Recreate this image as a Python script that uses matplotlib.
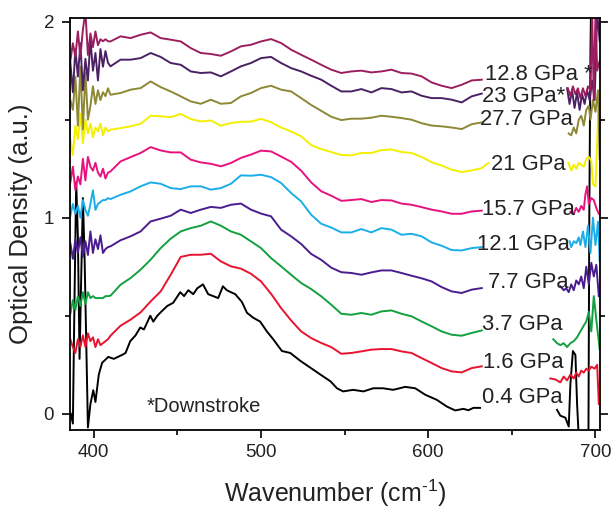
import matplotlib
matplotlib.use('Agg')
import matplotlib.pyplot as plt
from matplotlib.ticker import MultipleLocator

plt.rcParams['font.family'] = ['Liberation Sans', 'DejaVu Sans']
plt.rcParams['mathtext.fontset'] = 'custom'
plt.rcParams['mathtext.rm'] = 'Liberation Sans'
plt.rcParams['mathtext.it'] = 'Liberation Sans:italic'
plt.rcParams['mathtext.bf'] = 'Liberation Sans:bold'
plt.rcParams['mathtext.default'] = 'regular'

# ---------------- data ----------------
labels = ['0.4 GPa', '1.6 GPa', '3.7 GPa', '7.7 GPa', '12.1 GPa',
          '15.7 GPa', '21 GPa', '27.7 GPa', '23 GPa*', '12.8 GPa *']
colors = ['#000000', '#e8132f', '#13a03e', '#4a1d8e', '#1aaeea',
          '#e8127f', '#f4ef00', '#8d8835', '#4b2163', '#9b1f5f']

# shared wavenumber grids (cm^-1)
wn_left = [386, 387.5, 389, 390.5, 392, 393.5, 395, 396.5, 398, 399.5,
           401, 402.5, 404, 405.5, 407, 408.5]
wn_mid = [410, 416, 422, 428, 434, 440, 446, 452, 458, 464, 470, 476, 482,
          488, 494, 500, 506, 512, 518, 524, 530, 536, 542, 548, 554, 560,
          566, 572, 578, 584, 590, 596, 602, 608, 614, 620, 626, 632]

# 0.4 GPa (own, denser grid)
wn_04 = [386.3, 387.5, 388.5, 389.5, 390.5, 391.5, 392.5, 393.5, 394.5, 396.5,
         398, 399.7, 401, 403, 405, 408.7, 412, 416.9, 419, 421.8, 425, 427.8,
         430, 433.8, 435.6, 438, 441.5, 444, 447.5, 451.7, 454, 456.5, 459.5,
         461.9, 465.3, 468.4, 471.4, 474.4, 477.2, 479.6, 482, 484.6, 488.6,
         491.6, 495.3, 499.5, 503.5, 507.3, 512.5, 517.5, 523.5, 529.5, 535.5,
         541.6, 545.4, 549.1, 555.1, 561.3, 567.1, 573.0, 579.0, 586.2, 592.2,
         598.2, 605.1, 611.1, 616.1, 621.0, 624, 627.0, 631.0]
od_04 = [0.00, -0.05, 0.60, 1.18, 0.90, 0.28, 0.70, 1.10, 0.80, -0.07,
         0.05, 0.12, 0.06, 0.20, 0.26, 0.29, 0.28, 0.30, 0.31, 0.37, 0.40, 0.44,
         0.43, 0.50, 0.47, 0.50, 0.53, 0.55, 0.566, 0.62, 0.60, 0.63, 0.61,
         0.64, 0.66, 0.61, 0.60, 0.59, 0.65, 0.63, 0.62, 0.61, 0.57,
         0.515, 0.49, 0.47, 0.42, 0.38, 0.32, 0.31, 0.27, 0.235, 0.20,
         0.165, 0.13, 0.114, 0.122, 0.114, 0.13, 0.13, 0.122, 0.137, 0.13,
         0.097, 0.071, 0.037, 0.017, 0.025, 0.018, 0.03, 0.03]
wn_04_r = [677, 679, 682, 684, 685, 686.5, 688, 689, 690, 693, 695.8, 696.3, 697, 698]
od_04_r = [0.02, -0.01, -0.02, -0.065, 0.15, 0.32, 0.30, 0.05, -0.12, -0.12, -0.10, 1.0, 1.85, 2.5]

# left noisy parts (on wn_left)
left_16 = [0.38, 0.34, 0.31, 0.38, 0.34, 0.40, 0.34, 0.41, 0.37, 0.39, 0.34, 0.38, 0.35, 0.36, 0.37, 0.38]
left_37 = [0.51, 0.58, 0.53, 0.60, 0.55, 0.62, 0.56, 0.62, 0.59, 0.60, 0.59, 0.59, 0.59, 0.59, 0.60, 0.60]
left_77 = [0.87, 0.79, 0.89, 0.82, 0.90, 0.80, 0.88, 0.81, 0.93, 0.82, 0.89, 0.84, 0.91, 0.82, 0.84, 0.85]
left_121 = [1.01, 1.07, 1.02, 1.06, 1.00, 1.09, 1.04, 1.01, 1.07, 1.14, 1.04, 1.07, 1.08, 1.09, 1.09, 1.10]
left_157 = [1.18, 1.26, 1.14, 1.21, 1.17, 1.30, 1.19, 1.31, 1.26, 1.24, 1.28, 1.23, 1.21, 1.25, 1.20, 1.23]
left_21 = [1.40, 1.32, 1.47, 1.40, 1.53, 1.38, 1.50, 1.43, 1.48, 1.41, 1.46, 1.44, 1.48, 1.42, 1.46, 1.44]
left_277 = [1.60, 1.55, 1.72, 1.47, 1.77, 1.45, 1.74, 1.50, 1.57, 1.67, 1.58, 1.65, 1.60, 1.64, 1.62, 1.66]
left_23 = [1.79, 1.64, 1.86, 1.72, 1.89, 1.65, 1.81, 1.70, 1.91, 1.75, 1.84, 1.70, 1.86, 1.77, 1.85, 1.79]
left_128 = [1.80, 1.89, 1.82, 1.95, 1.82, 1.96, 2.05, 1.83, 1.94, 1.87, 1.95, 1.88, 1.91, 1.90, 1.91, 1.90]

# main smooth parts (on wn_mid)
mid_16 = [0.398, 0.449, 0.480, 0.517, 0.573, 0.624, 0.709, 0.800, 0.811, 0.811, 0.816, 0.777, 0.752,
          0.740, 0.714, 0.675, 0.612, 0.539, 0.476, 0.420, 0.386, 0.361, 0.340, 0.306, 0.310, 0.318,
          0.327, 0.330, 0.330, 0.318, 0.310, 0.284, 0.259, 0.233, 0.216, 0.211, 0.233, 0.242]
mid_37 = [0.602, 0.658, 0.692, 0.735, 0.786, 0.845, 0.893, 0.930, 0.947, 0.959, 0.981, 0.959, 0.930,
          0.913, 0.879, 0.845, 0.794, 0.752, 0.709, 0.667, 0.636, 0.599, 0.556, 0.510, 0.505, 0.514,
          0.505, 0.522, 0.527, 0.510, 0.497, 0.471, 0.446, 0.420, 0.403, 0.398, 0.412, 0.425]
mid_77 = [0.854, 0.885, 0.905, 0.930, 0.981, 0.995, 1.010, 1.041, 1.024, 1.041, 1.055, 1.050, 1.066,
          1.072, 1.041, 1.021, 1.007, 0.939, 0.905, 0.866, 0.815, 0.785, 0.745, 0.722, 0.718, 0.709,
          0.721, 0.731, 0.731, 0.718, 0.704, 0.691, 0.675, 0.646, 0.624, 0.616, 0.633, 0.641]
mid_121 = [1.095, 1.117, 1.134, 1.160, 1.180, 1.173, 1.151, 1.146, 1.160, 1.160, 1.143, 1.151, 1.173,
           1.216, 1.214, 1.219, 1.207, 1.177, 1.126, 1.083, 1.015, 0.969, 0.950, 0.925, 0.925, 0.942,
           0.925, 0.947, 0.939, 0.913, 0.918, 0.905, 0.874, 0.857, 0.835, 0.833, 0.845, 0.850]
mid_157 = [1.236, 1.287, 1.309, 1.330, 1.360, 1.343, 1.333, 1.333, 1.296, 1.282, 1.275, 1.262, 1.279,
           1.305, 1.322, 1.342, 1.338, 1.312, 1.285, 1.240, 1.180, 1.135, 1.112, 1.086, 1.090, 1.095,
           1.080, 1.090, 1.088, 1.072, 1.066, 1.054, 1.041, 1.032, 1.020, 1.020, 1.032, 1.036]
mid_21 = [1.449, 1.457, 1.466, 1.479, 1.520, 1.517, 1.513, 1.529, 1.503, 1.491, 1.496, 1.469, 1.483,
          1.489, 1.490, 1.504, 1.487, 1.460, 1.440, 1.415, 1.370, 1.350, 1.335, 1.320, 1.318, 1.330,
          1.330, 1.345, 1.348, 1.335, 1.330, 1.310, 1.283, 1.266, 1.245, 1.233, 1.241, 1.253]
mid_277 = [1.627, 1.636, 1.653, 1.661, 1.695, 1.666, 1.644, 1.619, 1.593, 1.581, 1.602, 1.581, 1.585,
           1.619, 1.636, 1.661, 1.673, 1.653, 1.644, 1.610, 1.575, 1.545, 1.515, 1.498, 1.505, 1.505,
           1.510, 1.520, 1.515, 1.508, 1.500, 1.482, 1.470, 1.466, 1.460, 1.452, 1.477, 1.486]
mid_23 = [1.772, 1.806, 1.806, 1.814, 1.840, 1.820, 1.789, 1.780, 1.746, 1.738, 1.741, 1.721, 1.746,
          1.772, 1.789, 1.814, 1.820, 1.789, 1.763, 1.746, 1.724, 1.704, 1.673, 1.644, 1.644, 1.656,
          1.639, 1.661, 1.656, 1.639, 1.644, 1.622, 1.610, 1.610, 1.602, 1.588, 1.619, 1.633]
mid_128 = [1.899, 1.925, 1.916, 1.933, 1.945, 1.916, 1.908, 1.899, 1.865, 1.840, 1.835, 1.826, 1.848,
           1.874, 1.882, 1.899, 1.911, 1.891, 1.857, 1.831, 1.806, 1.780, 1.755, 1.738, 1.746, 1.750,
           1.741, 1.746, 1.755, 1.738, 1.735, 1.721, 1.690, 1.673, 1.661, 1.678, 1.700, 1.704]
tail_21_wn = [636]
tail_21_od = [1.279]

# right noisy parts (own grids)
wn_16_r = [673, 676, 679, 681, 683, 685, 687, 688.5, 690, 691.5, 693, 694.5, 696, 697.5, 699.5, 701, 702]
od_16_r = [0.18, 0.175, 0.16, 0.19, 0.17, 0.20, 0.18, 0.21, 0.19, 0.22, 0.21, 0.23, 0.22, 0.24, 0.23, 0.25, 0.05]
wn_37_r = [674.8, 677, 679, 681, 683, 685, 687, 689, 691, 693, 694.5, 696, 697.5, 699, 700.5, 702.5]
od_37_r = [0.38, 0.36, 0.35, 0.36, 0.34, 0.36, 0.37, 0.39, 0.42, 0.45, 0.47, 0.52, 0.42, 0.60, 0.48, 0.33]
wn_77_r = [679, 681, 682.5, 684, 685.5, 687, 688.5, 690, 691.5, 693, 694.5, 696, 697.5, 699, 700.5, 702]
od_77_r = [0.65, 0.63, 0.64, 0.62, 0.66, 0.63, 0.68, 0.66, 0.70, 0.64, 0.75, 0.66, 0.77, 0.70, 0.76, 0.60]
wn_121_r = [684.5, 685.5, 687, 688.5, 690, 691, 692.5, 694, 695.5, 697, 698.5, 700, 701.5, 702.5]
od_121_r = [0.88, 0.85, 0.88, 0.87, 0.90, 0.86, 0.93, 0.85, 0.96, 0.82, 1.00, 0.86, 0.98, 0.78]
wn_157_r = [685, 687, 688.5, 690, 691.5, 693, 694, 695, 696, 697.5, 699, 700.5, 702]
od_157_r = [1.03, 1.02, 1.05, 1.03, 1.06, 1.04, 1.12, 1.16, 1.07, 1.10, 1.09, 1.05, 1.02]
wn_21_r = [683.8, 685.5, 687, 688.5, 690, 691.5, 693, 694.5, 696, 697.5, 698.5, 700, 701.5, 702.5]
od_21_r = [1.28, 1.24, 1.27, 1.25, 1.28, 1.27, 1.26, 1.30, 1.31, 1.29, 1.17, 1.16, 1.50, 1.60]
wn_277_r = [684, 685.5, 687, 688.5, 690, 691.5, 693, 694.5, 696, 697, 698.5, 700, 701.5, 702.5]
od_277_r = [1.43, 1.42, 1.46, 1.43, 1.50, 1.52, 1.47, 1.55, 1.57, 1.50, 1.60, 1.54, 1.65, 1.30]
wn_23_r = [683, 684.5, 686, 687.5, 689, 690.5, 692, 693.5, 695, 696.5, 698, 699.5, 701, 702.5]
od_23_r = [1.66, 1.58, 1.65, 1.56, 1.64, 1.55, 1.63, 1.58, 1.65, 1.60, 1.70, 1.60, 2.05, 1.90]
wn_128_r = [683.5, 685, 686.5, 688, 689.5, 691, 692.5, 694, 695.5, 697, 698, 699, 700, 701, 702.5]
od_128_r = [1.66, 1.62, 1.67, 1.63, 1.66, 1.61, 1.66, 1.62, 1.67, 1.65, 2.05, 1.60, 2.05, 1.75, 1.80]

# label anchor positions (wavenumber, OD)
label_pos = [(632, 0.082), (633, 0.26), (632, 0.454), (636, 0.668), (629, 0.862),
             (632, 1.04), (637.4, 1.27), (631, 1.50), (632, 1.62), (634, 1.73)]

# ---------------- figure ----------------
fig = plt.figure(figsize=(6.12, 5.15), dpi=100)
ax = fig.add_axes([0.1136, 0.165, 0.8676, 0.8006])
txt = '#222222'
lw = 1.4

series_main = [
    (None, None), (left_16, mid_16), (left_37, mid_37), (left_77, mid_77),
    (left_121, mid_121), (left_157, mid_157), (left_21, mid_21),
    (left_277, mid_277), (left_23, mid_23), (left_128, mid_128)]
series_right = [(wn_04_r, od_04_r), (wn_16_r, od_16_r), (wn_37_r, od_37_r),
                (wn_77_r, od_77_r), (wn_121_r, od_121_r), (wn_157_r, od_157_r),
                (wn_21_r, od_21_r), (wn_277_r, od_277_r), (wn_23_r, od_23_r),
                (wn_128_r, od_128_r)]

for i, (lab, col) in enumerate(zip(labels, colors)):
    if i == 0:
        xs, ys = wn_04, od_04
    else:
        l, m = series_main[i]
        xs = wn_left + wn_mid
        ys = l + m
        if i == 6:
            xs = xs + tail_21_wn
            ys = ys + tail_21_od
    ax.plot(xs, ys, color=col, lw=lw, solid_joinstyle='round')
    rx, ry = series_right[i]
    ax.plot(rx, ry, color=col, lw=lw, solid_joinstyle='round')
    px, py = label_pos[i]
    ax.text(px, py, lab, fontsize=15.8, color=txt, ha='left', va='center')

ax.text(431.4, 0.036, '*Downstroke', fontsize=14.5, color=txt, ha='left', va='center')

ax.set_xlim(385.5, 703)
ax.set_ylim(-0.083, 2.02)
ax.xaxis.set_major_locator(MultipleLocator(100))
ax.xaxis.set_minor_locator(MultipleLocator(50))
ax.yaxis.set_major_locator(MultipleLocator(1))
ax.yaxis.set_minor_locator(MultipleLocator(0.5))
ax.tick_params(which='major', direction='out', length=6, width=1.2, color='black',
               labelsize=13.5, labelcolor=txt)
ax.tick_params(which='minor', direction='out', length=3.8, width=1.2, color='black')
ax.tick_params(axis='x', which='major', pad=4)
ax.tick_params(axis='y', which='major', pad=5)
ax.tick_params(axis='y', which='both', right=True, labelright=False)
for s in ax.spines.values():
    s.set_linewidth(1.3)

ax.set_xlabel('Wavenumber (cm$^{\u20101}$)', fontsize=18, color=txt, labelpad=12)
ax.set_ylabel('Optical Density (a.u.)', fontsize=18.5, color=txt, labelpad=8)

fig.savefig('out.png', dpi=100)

→ Aim of the exercise: Leave the pictures out and reproduce exactly the lines from the top of the listing above through the line with "plt.rcParams['mathtext.default'] = 'regular'".

→ The response:
Recreate this image as a Python script that uses matplotlib.
import matplotlib
matplotlib.use('Agg')
import matplotlib.pyplot as plt
from matplotlib.ticker import MultipleLocator

plt.rcParams['font.family'] = ['Liberation Sans', 'DejaVu Sans']
plt.rcParams['mathtext.fontset'] = 'custom'
plt.rcParams['mathtext.rm'] = 'Liberation Sans'
plt.rcParams['mathtext.it'] = 'Liberation Sans:italic'
plt.rcParams['mathtext.bf'] = 'Liberation Sans:bold'
plt.rcParams['mathtext.default'] = 'regular'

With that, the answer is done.